▶ Aim of the task
Skip all pictures, then copy the lines from the start of the data through the line with "gas_ht = [20.3, 21.0, 19.0, 20.7, 20.8]", keeping both ends.

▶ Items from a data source
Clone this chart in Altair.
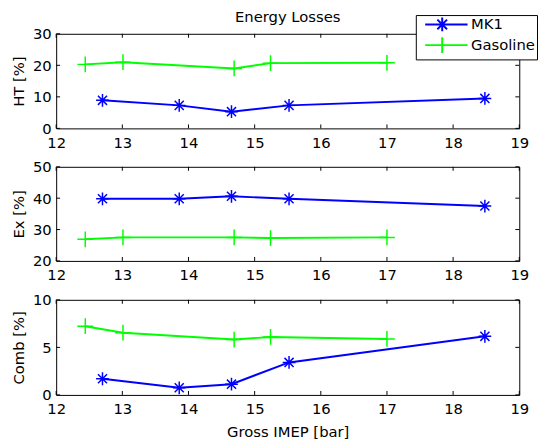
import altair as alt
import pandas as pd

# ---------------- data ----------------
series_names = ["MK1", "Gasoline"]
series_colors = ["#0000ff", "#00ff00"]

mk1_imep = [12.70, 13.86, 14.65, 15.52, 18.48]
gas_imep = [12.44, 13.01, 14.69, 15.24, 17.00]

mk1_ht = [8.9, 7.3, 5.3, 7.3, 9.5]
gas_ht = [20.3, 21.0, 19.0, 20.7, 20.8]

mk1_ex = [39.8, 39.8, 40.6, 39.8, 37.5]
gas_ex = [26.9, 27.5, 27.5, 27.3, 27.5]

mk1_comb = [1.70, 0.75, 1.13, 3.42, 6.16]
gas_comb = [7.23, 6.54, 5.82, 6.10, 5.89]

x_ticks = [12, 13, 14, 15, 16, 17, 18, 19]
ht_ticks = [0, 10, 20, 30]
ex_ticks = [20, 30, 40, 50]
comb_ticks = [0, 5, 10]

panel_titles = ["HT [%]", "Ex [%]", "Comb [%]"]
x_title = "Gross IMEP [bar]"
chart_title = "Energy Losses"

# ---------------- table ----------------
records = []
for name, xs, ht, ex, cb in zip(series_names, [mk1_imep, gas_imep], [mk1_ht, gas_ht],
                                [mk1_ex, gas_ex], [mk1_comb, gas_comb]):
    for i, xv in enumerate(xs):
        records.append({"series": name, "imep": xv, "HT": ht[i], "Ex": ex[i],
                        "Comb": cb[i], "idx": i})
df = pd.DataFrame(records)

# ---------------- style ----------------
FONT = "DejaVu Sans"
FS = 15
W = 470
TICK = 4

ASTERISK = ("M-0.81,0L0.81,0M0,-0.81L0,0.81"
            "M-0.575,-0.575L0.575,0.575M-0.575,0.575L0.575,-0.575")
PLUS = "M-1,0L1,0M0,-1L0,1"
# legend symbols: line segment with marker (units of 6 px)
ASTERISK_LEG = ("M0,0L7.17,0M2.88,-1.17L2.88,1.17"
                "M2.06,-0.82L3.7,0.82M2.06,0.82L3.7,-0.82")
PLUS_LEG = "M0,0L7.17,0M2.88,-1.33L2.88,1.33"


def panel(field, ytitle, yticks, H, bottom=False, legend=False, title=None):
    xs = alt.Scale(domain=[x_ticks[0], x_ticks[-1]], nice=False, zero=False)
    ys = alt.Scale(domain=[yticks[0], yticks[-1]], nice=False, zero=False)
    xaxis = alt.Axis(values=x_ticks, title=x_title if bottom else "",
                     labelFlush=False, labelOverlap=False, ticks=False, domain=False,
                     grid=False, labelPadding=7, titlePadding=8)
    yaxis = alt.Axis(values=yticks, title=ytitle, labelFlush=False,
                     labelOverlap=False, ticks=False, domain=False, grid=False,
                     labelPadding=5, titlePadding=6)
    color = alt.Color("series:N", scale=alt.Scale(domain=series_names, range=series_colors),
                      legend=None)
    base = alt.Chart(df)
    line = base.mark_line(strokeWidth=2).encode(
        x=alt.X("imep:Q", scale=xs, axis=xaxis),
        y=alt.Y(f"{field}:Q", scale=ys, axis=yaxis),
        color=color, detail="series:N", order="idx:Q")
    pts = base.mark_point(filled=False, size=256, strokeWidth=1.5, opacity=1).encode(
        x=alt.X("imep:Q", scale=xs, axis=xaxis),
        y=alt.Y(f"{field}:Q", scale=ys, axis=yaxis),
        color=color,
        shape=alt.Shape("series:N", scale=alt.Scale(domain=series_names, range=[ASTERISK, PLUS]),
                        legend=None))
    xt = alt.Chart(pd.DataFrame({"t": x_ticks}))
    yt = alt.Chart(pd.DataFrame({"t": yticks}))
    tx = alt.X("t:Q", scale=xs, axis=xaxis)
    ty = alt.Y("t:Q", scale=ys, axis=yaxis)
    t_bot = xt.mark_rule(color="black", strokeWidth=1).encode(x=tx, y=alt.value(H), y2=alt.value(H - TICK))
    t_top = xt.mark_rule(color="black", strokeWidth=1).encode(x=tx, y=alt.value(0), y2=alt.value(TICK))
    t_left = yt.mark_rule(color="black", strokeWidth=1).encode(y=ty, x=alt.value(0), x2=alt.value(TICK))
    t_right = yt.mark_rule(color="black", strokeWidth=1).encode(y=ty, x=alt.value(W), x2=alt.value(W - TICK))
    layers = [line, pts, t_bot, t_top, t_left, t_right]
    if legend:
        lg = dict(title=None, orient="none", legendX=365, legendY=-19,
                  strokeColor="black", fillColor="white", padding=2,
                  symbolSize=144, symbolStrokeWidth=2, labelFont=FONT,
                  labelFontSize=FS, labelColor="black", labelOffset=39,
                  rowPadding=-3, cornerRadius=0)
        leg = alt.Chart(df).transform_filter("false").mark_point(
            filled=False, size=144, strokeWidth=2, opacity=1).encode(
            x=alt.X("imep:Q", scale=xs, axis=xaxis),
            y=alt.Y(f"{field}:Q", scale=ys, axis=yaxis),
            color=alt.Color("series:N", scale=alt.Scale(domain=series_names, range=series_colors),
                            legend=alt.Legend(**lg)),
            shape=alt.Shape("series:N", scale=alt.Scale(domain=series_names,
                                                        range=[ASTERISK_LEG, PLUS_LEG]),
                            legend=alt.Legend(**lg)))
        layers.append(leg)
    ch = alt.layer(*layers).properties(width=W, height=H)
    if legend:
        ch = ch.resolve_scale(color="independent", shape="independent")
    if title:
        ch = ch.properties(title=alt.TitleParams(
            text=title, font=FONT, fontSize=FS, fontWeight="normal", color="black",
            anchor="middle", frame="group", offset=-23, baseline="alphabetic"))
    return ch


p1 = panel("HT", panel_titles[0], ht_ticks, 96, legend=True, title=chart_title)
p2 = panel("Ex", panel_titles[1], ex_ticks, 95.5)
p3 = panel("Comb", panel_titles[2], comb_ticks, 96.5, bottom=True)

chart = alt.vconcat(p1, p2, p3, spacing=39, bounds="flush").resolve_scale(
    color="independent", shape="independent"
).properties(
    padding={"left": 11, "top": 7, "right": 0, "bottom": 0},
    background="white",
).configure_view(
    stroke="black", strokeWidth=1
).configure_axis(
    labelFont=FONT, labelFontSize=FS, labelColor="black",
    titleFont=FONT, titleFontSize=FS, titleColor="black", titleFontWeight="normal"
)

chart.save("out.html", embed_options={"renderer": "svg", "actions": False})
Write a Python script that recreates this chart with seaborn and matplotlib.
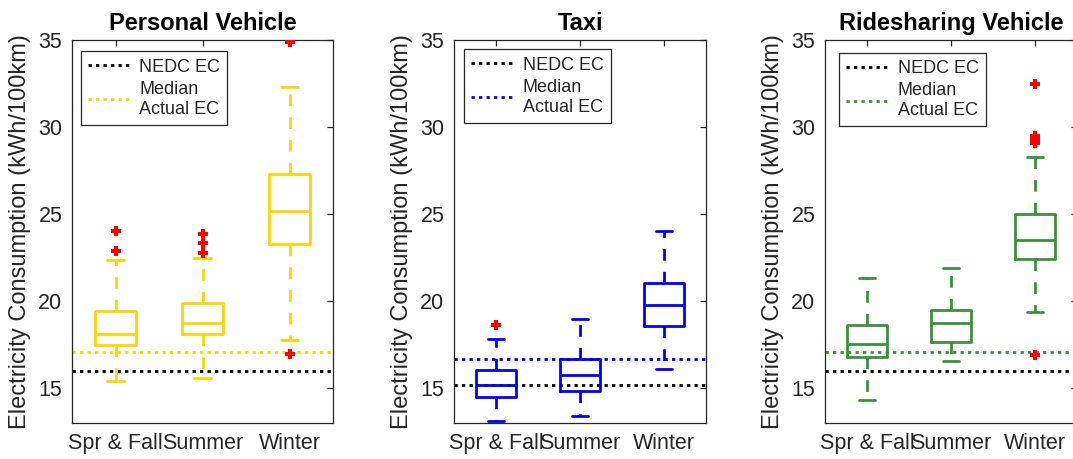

▶ Task output
Clone this chart in Altair.
import altair as alt
import pandas as pd

# ---------------- data ----------------
series_names = ["MK1", "Gasoline"]
series_colors = ["#0000ff", "#00ff00"]

mk1_imep = [12.70, 13.86, 14.65, 15.52, 18.48]
gas_imep = [12.44, 13.01, 14.69, 15.24, 17.00]

mk1_ht = [8.9, 7.3, 5.3, 7.3, 9.5]
gas_ht = [20.3, 21.0, 19.0, 20.7, 20.8]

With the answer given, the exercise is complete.